▽

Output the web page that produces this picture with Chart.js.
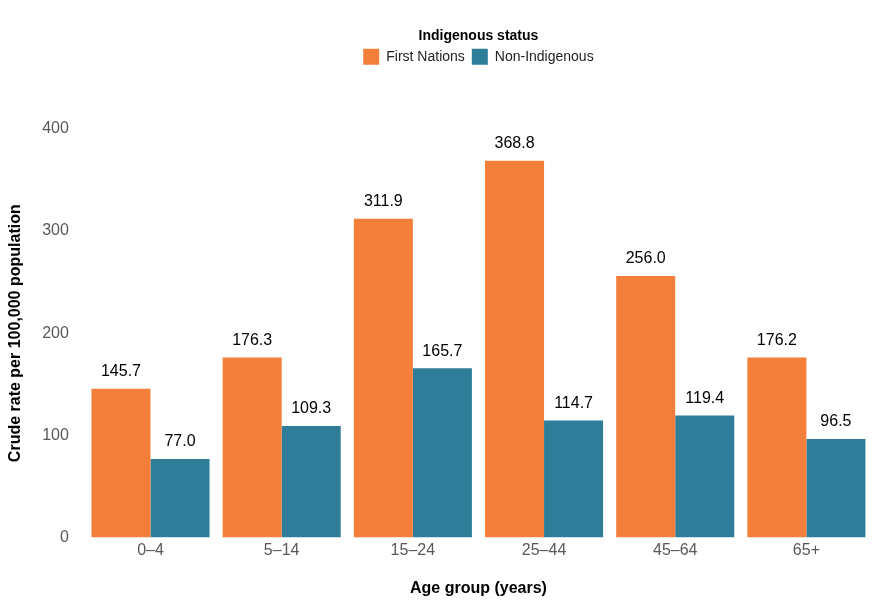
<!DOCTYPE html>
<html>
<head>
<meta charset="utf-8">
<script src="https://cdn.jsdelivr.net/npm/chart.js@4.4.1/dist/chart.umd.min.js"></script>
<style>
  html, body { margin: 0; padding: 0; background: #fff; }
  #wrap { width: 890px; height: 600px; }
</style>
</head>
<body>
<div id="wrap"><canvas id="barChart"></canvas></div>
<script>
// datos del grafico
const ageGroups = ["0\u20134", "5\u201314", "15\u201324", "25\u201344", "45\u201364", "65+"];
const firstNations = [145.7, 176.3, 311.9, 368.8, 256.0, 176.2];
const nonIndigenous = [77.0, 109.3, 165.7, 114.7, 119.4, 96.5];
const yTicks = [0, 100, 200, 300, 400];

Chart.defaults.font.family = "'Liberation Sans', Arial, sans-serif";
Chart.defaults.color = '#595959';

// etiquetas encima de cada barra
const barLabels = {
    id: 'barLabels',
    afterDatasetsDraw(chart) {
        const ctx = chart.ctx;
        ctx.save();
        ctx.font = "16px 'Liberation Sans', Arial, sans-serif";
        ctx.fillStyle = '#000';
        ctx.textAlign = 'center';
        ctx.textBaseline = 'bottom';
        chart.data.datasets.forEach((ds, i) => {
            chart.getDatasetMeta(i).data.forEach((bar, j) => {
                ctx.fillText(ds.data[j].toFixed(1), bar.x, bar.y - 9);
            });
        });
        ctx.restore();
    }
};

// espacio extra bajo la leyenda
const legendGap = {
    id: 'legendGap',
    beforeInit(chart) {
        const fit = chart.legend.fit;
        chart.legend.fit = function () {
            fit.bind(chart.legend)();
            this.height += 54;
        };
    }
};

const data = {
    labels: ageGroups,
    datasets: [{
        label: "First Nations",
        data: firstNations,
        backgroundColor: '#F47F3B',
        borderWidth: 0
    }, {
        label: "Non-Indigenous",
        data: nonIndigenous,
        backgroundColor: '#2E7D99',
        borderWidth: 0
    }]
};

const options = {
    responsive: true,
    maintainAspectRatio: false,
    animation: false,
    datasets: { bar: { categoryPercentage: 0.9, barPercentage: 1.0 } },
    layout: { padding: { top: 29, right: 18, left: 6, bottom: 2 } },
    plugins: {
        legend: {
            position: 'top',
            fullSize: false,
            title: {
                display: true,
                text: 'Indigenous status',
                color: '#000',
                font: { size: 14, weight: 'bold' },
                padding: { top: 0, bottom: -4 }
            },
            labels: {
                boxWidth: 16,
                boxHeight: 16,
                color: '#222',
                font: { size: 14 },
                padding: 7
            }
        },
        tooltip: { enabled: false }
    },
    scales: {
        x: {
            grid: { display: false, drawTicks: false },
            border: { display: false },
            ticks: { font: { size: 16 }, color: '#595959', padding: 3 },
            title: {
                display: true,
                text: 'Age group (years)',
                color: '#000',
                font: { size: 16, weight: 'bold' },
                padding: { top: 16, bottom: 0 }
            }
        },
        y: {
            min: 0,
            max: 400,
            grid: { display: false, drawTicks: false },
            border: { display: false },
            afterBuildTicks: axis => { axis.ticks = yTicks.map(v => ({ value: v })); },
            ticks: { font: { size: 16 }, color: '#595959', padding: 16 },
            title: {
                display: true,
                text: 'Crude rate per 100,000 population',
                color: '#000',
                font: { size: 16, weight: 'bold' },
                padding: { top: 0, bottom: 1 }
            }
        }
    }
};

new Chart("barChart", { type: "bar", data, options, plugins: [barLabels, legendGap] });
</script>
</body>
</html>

△
▽

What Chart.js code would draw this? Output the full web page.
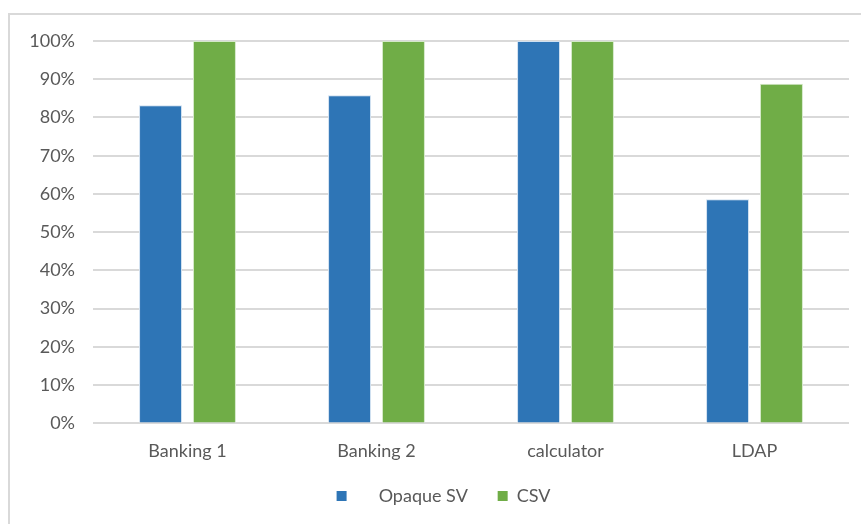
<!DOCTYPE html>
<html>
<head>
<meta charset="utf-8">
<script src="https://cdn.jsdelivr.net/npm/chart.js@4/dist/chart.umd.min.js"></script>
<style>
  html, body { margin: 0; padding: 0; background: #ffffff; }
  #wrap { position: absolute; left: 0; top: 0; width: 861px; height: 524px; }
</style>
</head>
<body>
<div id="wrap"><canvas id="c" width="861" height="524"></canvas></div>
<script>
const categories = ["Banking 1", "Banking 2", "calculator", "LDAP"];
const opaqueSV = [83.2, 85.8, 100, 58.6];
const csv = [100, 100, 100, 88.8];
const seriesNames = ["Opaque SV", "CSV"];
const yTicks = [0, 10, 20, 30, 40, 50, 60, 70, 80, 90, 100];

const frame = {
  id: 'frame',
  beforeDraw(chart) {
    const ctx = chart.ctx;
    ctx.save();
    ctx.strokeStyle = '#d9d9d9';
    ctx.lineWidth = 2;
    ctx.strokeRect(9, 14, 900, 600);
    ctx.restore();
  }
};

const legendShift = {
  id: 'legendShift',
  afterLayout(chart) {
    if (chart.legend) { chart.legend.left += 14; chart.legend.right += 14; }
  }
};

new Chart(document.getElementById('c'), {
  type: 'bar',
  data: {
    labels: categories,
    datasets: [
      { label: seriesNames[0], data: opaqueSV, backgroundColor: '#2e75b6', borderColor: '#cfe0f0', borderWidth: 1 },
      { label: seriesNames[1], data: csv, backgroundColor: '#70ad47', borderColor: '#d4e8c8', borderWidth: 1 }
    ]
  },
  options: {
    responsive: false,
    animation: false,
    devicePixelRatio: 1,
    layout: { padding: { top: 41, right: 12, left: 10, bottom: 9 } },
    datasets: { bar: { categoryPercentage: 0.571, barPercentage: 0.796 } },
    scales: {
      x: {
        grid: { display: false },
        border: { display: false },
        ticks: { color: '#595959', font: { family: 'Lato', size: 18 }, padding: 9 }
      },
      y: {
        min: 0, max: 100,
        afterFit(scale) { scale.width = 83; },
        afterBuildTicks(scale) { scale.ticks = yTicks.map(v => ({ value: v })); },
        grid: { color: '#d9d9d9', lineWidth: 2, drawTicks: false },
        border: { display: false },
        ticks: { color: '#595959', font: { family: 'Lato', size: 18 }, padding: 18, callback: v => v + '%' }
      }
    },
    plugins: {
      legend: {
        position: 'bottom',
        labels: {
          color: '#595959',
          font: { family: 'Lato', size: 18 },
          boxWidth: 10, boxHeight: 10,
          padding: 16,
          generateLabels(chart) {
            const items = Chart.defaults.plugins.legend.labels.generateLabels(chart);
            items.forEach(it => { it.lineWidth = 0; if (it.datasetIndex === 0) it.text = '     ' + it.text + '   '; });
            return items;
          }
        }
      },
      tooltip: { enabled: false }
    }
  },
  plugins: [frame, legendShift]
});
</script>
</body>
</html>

△

DIRECTIONS >> Word for word, restate the lines beginning with the one that has "Output the web" and ending with the one that has "Chart.defaults.color = '#595959';". Keep both ends and skip any pictures.

RESULT >>
Output the web page that produces this picture with Chart.js.
<!DOCTYPE html>
<html>
<head>
<meta charset="utf-8">
<script src="https://cdn.jsdelivr.net/npm/chart.js@4.4.1/dist/chart.umd.min.js"></script>
<style>
  html, body { margin: 0; padding: 0; background: #fff; }
  #wrap { width: 890px; height: 600px; }
</style>
</head>
<body>
<div id="wrap"><canvas id="barChart"></canvas></div>
<script>
// datos del grafico
const ageGroups = ["0\u20134", "5\u201314", "15\u201324", "25\u201344", "45\u201364", "65+"];
const firstNations = [145.7, 176.3, 311.9, 368.8, 256.0, 176.2];
const nonIndigenous = [77.0, 109.3, 165.7, 114.7, 119.4, 96.5];
const yTicks = [0, 100, 200, 300, 400];

Chart.defaults.font.family = "'Liberation Sans', Arial, sans-serif";
Chart.defaults.color = '#595959';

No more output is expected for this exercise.